Even Tyuleyev had to admit his heckling was “rude, harsh and uncensored.”
The Facebook post, and in particular the speculation in it about Atambayev leaving Kyrgyzstan for good, generated a flurry of social media chatter.
Edil Baisalov, a former politician and social media devotee who has relished kicking Atambayev while he is down, had already begun peddling this theory when news of Atambayev’s participation in the Moscow conference was announced. As soon as the Facebook picture surfaced, Baisalov began, for some reason, excitedly charting the course of Atambayev’s flight with an online flight tracker.
In a shock development a little while later, Tyuleyev posted a jolly-looking selfie of himself posing with Atambayev. The former president had responded to his catcalling with an invitation for a chat in the skies, the ex-mayor revealed.
During this three-and-a-half hour tete-a-tete, Atambayev denied responsibility for getting Tyuleyev put in prison and insisted he had no intention of leaving the country, according to Tyuleyev.

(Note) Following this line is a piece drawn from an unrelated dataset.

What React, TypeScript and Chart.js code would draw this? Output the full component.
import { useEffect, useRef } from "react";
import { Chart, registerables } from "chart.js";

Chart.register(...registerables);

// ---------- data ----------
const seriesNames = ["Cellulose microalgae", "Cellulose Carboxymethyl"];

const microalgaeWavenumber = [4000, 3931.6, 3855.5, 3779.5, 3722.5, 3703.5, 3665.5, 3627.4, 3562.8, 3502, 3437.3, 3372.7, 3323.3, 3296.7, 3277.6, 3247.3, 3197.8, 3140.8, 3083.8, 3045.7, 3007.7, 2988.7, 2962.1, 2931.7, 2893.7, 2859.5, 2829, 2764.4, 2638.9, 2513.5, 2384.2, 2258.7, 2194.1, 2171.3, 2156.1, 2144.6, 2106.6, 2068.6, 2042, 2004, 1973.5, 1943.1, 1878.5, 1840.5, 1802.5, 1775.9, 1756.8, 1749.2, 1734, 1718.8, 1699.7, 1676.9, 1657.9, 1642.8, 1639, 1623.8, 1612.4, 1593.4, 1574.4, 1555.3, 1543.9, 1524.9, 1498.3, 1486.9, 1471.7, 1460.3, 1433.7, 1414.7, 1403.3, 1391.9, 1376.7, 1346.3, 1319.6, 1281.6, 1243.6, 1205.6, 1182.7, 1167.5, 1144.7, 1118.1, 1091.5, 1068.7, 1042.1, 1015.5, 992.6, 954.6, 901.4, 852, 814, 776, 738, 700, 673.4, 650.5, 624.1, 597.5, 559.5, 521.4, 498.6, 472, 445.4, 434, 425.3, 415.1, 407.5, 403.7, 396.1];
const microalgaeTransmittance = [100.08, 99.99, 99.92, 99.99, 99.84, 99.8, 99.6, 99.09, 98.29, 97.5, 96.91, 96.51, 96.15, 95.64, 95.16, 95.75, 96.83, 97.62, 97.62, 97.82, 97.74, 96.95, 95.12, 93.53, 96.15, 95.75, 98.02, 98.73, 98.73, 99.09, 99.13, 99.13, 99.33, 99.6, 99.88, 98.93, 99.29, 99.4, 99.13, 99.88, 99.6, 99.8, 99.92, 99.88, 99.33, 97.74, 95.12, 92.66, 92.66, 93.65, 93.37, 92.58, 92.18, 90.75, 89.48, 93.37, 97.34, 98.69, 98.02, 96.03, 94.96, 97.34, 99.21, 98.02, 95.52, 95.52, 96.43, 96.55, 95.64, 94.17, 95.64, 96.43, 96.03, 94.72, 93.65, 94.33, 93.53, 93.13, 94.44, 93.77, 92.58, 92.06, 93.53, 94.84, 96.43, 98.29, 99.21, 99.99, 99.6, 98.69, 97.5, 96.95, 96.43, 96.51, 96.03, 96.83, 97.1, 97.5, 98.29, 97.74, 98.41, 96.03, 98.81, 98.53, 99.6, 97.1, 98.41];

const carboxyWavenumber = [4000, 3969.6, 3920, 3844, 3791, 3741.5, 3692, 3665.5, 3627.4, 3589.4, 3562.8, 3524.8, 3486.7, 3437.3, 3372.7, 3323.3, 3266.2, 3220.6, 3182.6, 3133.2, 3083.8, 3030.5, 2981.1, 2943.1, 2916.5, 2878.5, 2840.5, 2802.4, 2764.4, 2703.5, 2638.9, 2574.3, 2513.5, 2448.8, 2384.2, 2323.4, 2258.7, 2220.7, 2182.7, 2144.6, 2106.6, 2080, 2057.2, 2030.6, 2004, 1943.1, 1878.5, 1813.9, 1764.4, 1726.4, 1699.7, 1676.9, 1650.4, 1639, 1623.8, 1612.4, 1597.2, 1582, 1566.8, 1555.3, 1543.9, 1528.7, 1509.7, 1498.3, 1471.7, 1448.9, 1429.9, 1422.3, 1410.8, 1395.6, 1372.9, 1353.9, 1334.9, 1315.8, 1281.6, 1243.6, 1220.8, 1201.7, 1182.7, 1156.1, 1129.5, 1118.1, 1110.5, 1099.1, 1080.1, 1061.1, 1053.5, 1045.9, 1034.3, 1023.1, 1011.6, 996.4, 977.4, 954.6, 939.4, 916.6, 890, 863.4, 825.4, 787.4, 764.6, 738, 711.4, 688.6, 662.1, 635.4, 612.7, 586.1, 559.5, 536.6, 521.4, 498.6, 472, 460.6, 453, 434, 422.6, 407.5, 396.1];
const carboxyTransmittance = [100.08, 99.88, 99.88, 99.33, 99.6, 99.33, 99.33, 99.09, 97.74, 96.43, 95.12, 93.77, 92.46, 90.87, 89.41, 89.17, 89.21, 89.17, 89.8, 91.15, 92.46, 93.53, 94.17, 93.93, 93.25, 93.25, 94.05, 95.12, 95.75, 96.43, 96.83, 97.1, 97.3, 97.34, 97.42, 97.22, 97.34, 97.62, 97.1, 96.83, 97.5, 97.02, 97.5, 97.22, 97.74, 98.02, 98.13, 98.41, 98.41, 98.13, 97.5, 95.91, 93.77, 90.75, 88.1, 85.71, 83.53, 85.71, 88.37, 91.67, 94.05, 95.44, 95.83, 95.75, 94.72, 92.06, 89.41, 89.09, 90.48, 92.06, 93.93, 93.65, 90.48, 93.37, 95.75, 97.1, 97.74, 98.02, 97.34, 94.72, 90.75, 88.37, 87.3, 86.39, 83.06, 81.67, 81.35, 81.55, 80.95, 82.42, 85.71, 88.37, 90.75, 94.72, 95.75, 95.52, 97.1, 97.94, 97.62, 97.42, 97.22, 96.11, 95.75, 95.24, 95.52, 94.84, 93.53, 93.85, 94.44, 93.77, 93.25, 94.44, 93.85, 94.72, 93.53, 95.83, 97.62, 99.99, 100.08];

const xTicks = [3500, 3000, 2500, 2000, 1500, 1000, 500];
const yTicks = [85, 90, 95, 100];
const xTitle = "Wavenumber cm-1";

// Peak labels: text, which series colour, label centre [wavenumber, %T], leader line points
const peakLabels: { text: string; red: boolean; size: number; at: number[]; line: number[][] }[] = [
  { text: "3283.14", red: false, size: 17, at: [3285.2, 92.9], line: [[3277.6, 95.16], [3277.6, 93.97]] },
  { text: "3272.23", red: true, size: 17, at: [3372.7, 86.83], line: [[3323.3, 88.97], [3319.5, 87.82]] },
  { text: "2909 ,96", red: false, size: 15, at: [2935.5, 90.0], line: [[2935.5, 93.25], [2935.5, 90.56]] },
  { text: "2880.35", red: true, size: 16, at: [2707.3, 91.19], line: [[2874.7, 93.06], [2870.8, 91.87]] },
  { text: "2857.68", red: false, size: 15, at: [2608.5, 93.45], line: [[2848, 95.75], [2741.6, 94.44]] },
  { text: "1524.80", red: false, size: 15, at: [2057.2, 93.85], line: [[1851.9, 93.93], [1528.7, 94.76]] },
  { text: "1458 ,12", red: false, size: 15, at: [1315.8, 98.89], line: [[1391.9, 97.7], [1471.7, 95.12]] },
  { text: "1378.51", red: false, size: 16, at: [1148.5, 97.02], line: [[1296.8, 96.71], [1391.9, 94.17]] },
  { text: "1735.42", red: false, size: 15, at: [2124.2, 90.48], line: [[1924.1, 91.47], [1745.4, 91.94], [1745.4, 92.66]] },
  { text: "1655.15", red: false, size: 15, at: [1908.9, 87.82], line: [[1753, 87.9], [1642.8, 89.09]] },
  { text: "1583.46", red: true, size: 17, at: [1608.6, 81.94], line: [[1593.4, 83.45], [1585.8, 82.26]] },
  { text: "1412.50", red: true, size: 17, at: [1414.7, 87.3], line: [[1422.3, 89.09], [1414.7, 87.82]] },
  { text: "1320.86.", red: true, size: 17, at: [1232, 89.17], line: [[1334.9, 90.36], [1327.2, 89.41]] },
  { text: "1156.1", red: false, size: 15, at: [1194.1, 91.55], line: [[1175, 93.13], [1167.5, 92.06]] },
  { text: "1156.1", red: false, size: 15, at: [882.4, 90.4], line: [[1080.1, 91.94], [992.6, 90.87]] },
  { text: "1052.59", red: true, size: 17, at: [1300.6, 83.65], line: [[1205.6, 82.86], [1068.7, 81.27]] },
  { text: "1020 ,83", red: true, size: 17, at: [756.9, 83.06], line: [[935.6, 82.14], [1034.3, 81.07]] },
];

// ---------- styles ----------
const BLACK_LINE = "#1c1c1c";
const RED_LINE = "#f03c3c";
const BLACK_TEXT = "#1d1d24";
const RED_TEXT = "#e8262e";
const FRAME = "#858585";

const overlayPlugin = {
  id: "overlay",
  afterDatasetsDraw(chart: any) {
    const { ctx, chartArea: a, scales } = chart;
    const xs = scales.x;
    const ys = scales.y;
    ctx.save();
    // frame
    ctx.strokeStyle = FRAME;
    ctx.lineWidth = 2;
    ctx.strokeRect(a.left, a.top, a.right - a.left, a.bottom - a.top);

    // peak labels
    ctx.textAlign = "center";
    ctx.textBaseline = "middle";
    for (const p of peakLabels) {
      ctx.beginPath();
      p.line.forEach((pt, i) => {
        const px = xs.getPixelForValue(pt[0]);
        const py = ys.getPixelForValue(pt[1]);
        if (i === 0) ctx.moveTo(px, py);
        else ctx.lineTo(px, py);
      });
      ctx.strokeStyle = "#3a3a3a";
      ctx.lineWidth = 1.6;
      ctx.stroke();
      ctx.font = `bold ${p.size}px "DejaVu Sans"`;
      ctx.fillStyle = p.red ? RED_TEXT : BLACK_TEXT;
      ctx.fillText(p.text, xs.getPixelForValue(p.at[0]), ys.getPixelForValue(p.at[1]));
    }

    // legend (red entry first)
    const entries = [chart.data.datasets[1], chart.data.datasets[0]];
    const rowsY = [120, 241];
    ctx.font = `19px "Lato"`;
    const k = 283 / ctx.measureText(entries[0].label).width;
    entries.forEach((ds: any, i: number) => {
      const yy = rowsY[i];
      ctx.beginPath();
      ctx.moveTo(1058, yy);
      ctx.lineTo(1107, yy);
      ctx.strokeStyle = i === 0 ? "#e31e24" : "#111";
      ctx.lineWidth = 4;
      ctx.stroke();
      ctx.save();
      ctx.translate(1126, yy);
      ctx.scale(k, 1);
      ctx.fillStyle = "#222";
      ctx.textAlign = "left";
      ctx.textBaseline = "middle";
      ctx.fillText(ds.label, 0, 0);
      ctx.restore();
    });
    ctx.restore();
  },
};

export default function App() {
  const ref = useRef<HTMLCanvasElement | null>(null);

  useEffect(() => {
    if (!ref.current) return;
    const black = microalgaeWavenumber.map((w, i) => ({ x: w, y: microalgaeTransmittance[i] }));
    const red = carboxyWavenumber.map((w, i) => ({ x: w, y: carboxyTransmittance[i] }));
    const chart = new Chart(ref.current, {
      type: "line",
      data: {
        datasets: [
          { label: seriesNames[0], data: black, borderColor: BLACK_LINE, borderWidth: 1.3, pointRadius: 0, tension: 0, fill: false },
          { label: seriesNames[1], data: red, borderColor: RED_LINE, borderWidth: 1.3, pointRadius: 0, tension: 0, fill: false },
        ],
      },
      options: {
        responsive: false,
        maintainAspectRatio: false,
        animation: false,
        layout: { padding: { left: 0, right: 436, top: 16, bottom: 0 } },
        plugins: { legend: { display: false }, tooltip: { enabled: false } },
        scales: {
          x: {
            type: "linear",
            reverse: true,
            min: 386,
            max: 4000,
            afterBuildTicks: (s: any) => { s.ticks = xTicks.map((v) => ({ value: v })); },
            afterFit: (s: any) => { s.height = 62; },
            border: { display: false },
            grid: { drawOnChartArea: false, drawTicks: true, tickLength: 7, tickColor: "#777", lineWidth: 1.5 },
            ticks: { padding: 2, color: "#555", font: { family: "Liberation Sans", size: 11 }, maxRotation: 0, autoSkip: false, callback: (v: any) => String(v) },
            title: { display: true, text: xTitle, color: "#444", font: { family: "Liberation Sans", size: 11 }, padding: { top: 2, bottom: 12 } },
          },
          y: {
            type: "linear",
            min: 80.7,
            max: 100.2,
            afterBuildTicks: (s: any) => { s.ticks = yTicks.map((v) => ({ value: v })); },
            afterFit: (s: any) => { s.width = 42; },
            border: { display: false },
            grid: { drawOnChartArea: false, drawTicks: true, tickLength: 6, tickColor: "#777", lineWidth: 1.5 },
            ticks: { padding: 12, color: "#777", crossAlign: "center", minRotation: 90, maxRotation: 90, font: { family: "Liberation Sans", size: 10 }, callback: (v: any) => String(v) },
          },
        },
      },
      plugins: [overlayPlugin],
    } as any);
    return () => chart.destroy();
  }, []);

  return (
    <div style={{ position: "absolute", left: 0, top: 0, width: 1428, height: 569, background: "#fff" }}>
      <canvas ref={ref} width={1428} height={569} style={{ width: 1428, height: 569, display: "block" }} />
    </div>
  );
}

The ex-mayor’s followers were unimpressed: Hadn’t Tyuleyev once proclaimed he wouldn’t even share a public toilet with Atambayev? Was the selfie instigated by the consumption of vodka, the standard lubricant for peace talks in Kyrgyzstan? And most of all, wasn’t politics such a very dirty business?
Atambayev would know a few things about that. And he may now worry that if he does return from the Moscow congress, he won’t have a party worth the name to return to.
According to one media outlet, a movement operating under the slogan “SDPK without Atambayev” is gathering steam and has found backing from Isa Omurkulov, another former ally of Atambayev who now leads SDPK inside the parliament.
Wheels down, buckle up your seatbelts, this flight is coming to an end and the landing may be bumpy.